Before we start the application, the interfaces to the fuzzy module must be defined. The implementation is a straightforward application of the theory in Chapter 30, "Fuzzy Logic," but interfaces are necessary to interact with it. Because fuzzy expert systems are surprisingly close to rule-based systems, the design is mostly borrowed from Part II.
First, we'll consider how the fuzzy module can initialize itself from disk, loading the different components separately.
The working memory contains the fuzzy terms used by the interpreter. These terms may be individual variables or part of linguistic variables. There is no difference between these two types of fuzzy terms, except the way they are referred to later by the rules.
Some fuzzy terms need to be associated with a membership function. This is necessary for fuzzy variables that need fuzzifying by the system (inputs), or those that need defuzzifying automatically (outputs). We'll define the membership function for a symmetric triangle, which is often sufficient (see Listing 31.1).
The term open is defined as a membership function over the base variable of door. The other two terms will be set manually by the user.
<memory> <Variable name="platform"> <Term name="ready" /> <Term name="arrived" /> </Variable> <Variable name="door"> <Term name="open"> <triangle center="0" base="45" /> </Term> </Variable> </memory>
The rulebase must express the relationships between the fuzzy variables. This is done by a set of rules, each with conditions and actions. In the example from Listing 31.2, the rule is defined by a single fuzzy term and a linguistic one. An arbitrary number of statements are allowed within both the head and body of the rule.

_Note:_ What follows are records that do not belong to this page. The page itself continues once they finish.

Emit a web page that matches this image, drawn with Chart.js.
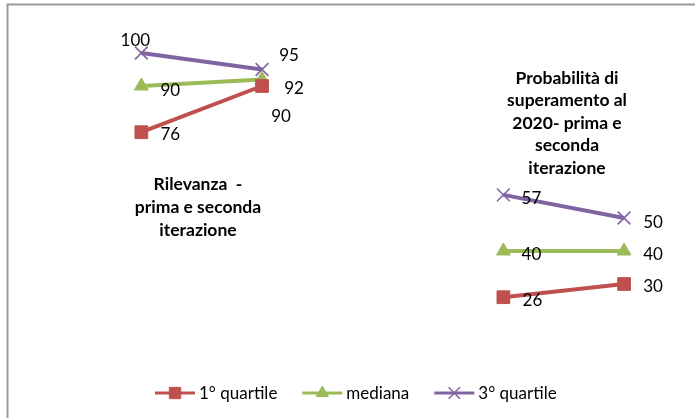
<!DOCTYPE html>
<html>
<head>
<meta charset="utf-8">
<script src="https://cdn.jsdelivr.net/npm/chart.js@4/dist/chart.umd.min.js"></script>
<style>
  html, body { margin: 0; padding: 0; background: #fff; }
  canvas { display: block; }
</style>
</head>
<body>
<canvas id="c" width="695" height="418"></canvas>
<script>
// Categories: two iterations per panel, with an empty slot separating the panels
const categories = ['Rilevanza I', 'Rilevanza II', '', 'Probabilità I', 'Probabilità II'];
const primoQuartile = [76, 90, null, 26, 30];
const mediana = [90, 92, null, 40, 40];
const terzoQuartile = [100, 95, null, 57, 50];
const seriesNames = ['1° quartile', 'mediana', '3° quartile'];
const panelTitleLeft = ['Rilevanza  -', 'prima e seconda', 'iterazione'];
const panelTitleRight = ['Probabilità di', 'superamento al', '2020- prima e', 'seconda', 'iterazione'];

const FONT = 'Lato, "Open Sans", sans-serif';
const colors = ['#C0504D', '#9BBB59', '#8064A2'];
const styles = ['rect', 'triangle', 'crossRot'];
const radii = [9, 8, 9];

// where each value label sits relative to its point
const labelOffsets = [
  [[29, 2], [19, 31], null, [29, 3], [29, 3]],
  [[29, 5], [32, 9], null, [28, 4], [29, 4]],
  [[-6, -12], [27, -14], null, [28, 4], [29, 5]]
];

const seriesData = [primoQuartile, mediana, terzoQuartile];

const datasets = seriesData.map((d, i) => ({
  label: seriesNames[i],
  data: d,
  borderColor: colors[i],
  backgroundColor: colors[i],
  borderWidth: 4,
  pointStyle: styles[i],
  pointRadius: radii[i],
  pointHoverRadius: radii[i],
  pointBackgroundColor: colors[i],
  pointBorderColor: colors[i],
  pointBorderWidth: i === 2 ? 1.6 : 1,
  spanGaps: false,
  tension: 0,
  clip: false
}));

const framePlugin = {
  id: 'frame',
  beforeDraw(chart) {
    const ctx = chart.ctx;
    ctx.save();
    ctx.fillStyle = '#fff';
    ctx.fillRect(0, 0, chart.width, chart.height);
    ctx.strokeStyle = '#9a9a9a';
    ctx.lineWidth = 2;
    ctx.beginPath();
    ctx.moveTo(7.5, chart.height);
    ctx.lineTo(7.5, 4.5);
    ctx.lineTo(chart.width, 4.5);
    ctx.stroke();
    ctx.restore();
  }
};

const valueLabels = {
  id: 'valueLabels',
  afterDatasetsDraw(chart) {
    const ctx = chart.ctx;
    ctx.save();
    ctx.font = '17px ' + FONT;
    ctx.fillStyle = '#000';
    ctx.textAlign = 'center';
    ctx.textBaseline = 'middle';
    chart.data.datasets.forEach((ds, di) => {
      const meta = chart.getDatasetMeta(di);
      meta.data.forEach((pt, idx) => {
        const v = ds.data[idx];
        if (v === null || v === undefined) return;
        const off = labelOffsets[di][idx] || [28, 3];
        ctx.fillText(String(v), pt.x + off[0], pt.y + off[1]);
      });
    });
    ctx.restore();
  }
};

const panelTitles = {
  id: 'panelTitles',
  afterDraw(chart) {
    const ctx = chart.ctx;
    ctx.save();
    ctx.font = 'bold 17.5px ' + FONT;
    ctx.fillStyle = '#000';
    ctx.textAlign = 'center';
    ctx.textBaseline = 'middle';
    panelTitleLeft.forEach((t, i) => ctx.fillText(t, 198, 184 + i * 23));
    panelTitleRight.forEach((t, i) => ctx.fillText(t, 567, 78 + i * 22.6));
    ctx.restore();
  }
};

const bottomLegend = {
  id: 'bottomLegend',
  afterDraw(chart) {
    const ctx = chart.ctx;
    const y = 393;
    const lineLen = 40, gapText = 4, gapItem = 25;
    ctx.save();
    ctx.font = '17px ' + FONT;
    ctx.textBaseline = 'middle';
    const widths = seriesNames.map(n => ctx.measureText(n).width);
    let x = 155;
    seriesNames.forEach((name, i) => {
      ctx.strokeStyle = colors[i];
      ctx.lineWidth = 3;
      ctx.beginPath();
      ctx.moveTo(x, y);
      ctx.lineTo(x + lineLen, y);
      ctx.stroke();
      ctx.fillStyle = colors[i];
      ctx.strokeStyle = colors[i];
      ctx.lineWidth = i === 2 ? 1.5 : 1;
      Chart.helpers.drawPoint(ctx, {
        pointStyle: styles[i],
        radius: radii[i] - 1,
        rotation: 0,
        borderWidth: i === 2 ? 1.5 : 1
      }, x + lineLen / 2, y);
      ctx.fillStyle = '#000';
      ctx.textAlign = 'left';
      ctx.fillText(name, x + lineLen + gapText, y + 1);
      x += lineLen + gapText + widths[i] + gapItem;
    });
    ctx.restore();
  }
};

new Chart(document.getElementById('c'), {
  type: 'line',
  data: { labels: categories, datasets },
  options: {
    responsive: false,
    animation: false,
    devicePixelRatio: 1,
    layout: { padding: { left: 81, right: 7, top: 53, bottom: 35 } },
    plugins: {
      legend: { display: false },
      tooltip: { enabled: false },
      title: { display: false }
    },
    scales: {
      x: { display: false, offset: true, grid: { display: false } },
      y: { display: false, min: 0, max: 100, grid: { display: false } }
    }
  },
  plugins: [framePlugin, valueLabels, panelTitles, bottomLegend]
});
</script>
</body>
</html>
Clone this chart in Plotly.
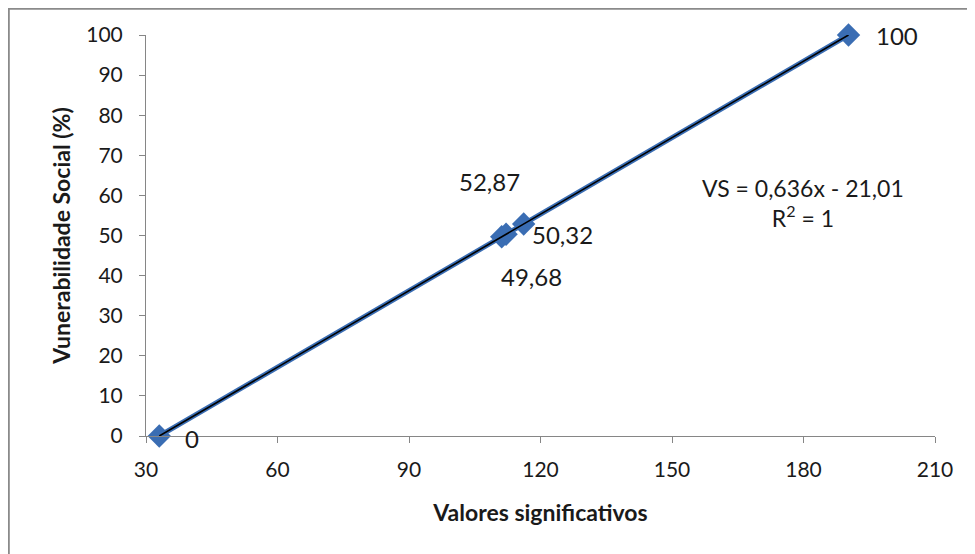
import plotly.graph_objects as go

# Data
valores = [33.03, 111.15, 112.15, 116.16, 190.27]
vs = [0, 49.68, 50.32, 52.87, 100]
labels = ["0", "49,68", "50,32", "52,87", "100"]
slope = 0.636
intercept = -21.01
trend_x = [valores[0], valores[-1]]
trend_y = [slope * x + intercept for x in trend_x]

FONT = "Lato"
BLUE = "#3A6DB3"
TXT = "#1a1a1a"

fig = go.Figure()
fig.add_trace(go.Scatter(
    x=valores, y=vs, mode="lines+markers",
    line=dict(color=BLUE, width=5),
    marker=dict(symbol="diamond", size=18, color=BLUE),
    cliponaxis=False, showlegend=False,
))
fig.add_trace(go.Scatter(
    x=trend_x, y=trend_y, mode="lines",
    line=dict(color="#000000", width=1.6),
    cliponaxis=False, showlegend=False,
))

# label offsets (pixels) per point
offsets = {
    "0": (24, -2, "left"),
    "49,68": (30, -40, "center"),
    "50,32": (24, 0, "left"),
    "52,87": (-34, 42, "center"),
    "100": (25, 0, "left"),
}
annotations = []
for x, y, t in zip(valores, vs, labels):
    dx, dy, anc = offsets[t]
    annotations.append(dict(
        x=x, y=y, text=t, showarrow=False, xanchor=anc, yanchor="middle",
        xshift=dx, yshift=dy, font=dict(family=FONT, size=24, color=TXT),
    ))

annotations.append(dict(
    xref="paper", yref="paper", x=0.833, y=0.58,
    text="VS = 0,636x - 21,01<br>R<sup>2</sup> = 1", showarrow=False,
    align="center", xanchor="center", yanchor="middle",
    font=dict(family=FONT, size=23, color=TXT),
))

axis_common = dict(
    showgrid=False, zeroline=False, showline=True, linecolor="#868686",
    linewidth=1, ticks="outside", ticklen=6, tickcolor="#868686",
    tickfont=dict(family=FONT, size=21, color=TXT),
)

fig.update_layout(
    width=975, height=554,
    margin=dict(l=138, r=48, t=27, b=126),
    paper_bgcolor="white", plot_bgcolor="white",
    annotations=annotations,
    xaxis=dict(range=[30, 210], dtick=30, tick0=30, ticklabelstandoff=9,
               title=dict(text="<b>Valores significativos</b>", standoff=24,
                          font=dict(family=FONT, size=23, color=TXT)),
               **axis_common),
    yaxis=dict(range=[0, 100], dtick=10, tick0=0, ticklabelstandoff=12,
               title=dict(text="<b>Vunerabilidade Social (%)</b>", standoff=9,
                          font=dict(family=FONT, size=23, color=TXT)),
               **axis_common),
    shapes=[dict(type="rect", xref="paper", yref="paper",
                 x0=-138 / 789 + 0.001, x1=1.3, y0=-0.6, y1=1 + 27 / 401 - 0.002,
                 line=dict(color="#8a8a8a", width=2), layer="below")],
)

fig.write_html("out.html")
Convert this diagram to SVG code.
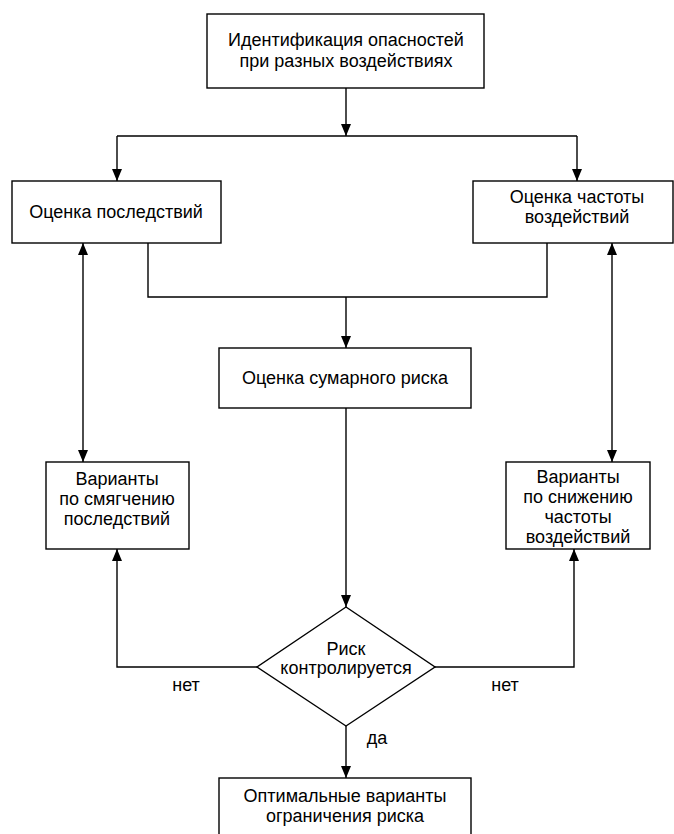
<svg xmlns="http://www.w3.org/2000/svg" width="674" height="834" viewBox="0 0 674 834">
<style>
.box{fill:#fff;stroke:#000;stroke-width:1.4}
.t{font-family:"Liberation Sans",Arial,sans-serif;font-size:18px;fill:#000;text-anchor:middle}
.c{fill:none;stroke:#000;stroke-width:1.4}
</style>
<defs>
<marker id="ah" viewBox="0 0 12 10" refX="12" refY="5" markerWidth="12" markerHeight="10" markerUnits="userSpaceOnUse" orient="auto-start-reverse">
<path d="M0 0L12 5L0 10Z" fill="#000"/>
</marker>
</defs>
<rect width="674" height="834" fill="#fff"/>
<g id="connectors">
<path class="c" d="M346 88V136" marker-end="url(#ah)"/>
<path class="c" d="M117 136H577"/>
<path class="c" d="M117 136V181" marker-end="url(#ah)"/>
<path class="c" d="M577 136V181" marker-end="url(#ah)"/>
<path class="c" d="M148 243V297H547V243"/>
<path class="c" d="M346 297V348" marker-end="url(#ah)"/>
<path class="c" d="M83 243V462" marker-start="url(#ah)" marker-end="url(#ah)"/>
<path class="c" d="M612 243V462" marker-start="url(#ah)" marker-end="url(#ah)"/>
<path class="c" d="M346 408V607" marker-end="url(#ah)"/>
<path class="c" d="M257 667H117V549" marker-end="url(#ah)"/>
<path class="c" d="M435 667H574V549" marker-end="url(#ah)"/>
<path class="c" d="M346 726V778" marker-end="url(#ah)"/>
</g>
<g id="n1">
<rect class="box" x="207" y="14" width="277" height="74"/>
<text class="t" x="346" y="46">Идентификация опасностей</text>
<text class="t" x="346" y="67">при разных воздействиях</text>
</g>
<g id="n2">
<rect class="box" x="12" y="181" width="209" height="62"/>
<text class="t" x="116" y="218">Оценка последствий</text>
</g>
<g id="n3">
<rect class="box" x="473" y="181" width="200" height="62"/>
<text class="t" x="577" y="203">Оценка частоты</text>
<text class="t" x="577" y="223">воздействий</text>
</g>
<g id="n4">
<rect class="box" x="219" y="348" width="252" height="60"/>
<text class="t" x="345" y="384">Оценка сумарного риска</text>
</g>
<g id="n5">
<rect class="box" x="46" y="462" width="143" height="87"/>
<text class="t" x="117" y="485">Варианты</text>
<text class="t" x="117" y="505">по смягчению</text>
<text class="t" x="117" y="525">последствий</text>
</g>
<g id="n6">
<rect class="box" x="506" y="462" width="144" height="87"/>
<text class="t" x="578" y="483">Варианты</text>
<text class="t" x="578" y="503">по снижению</text>
<text class="t" x="578" y="523">частоты</text>
<text class="t" x="578" y="543">воздействий</text>
</g>
<g id="n7">
<polygon class="box" points="346,607 435,667 346,726 257,667"/>
<text class="t" x="346" y="655">Риск</text>
<text class="t" x="346" y="674">контролируется</text>
</g>
<g id="n8">
<rect class="box" x="219" y="778" width="252" height="70"/>
<text class="t" x="345" y="802">Оптимальные варианты</text>
<text class="t" x="345" y="822">ограничения риска</text>
</g>
<g id="labels">
<text class="t" x="186" y="691">нет</text>
<text class="t" x="505" y="691">нет</text>
<text class="t" x="377" y="744">да</text>
</g>
</svg>
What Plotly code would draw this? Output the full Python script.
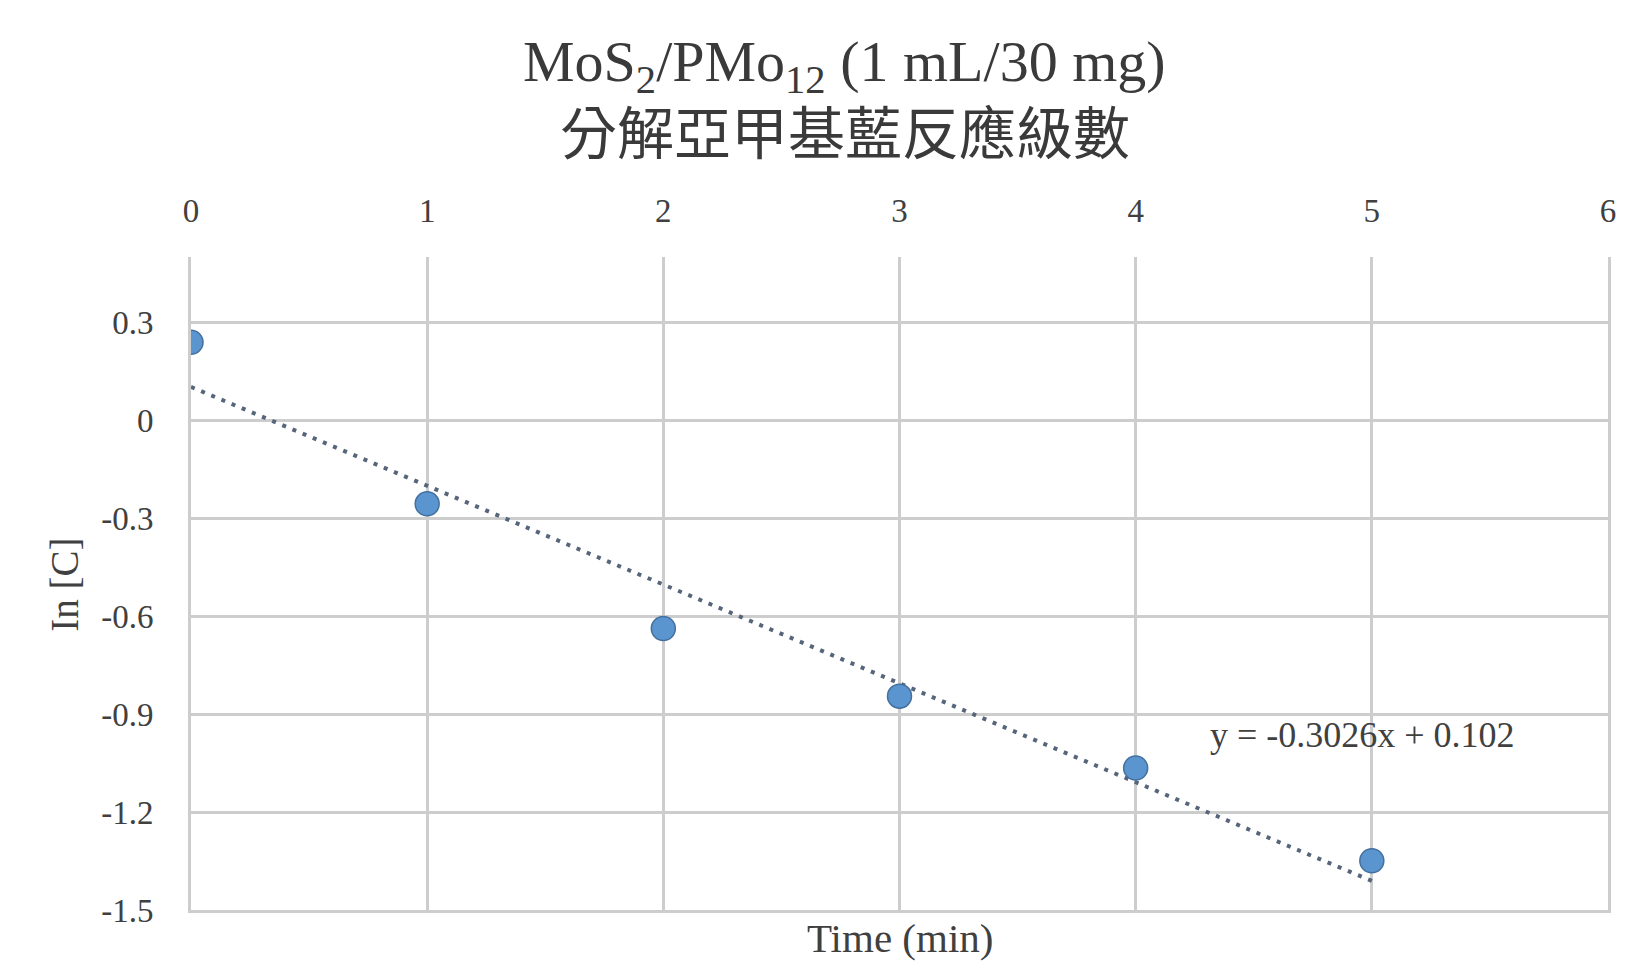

The conditions are understood implicitly as a conjunction (AND) of all the statements. Just like for the rule-based system, there are no particular limitations with this paradigm, because disjunctions (OR) can be split into multiple rules.
<rulebase> <Rule> <conditions> <Term name="aboard" /> <Variable name="platform" value="arrived" /> </conditions> <body> <Variable name="move" term="forward" value="1" /> <Variable name="turn" term="exit" value="1" /> </body> </Rule> </rulebase>
Modifiers are handled by nesting the fuzzy terms within a modifier tag such as very, extremely, somewhat, and so on. Currently, these need to be defined within the fuzzy system.
After the mechanisms for initialization, the discussion can focus on the runtime functionality. This native interface handles callbacks automatically for convenience and efficiency. The other type of interface allows dynamic queries, covered shortly after.
To prevent having to feed data into the fuzzy system, a native interface is defined. Using C++ callbacks allows the fuzzy system to gather the information by itself. This proves more convenient and simplifies the code tremendously:
void SetSensor( const SensorFunc& s, const string& symbol ); void SetEffector( const EffectorFunc& e, const string& symbol );
Two functions are used: one to gather the content of a fuzzy term (sensor), and the other to pass the value of the fuzzy term back to the client (effector). The callback functions must be defined according to an existing prototype, specified by the fuzzy system.
Because these two functions are only convenient for accessing single fuzzy terms, there are actually another two ways to declare sensors and effectors. These take two string parameters rather than one; the first specifies the linguistic variable, the second refers to the nested fuzzy term.
void Set( const string& symbol, const float value ); float Get( const string& symbol ) const;
These can query the content of any single fuzzy term. Once again, two more of these functions deal with linguistic variables, using two strings as parameters.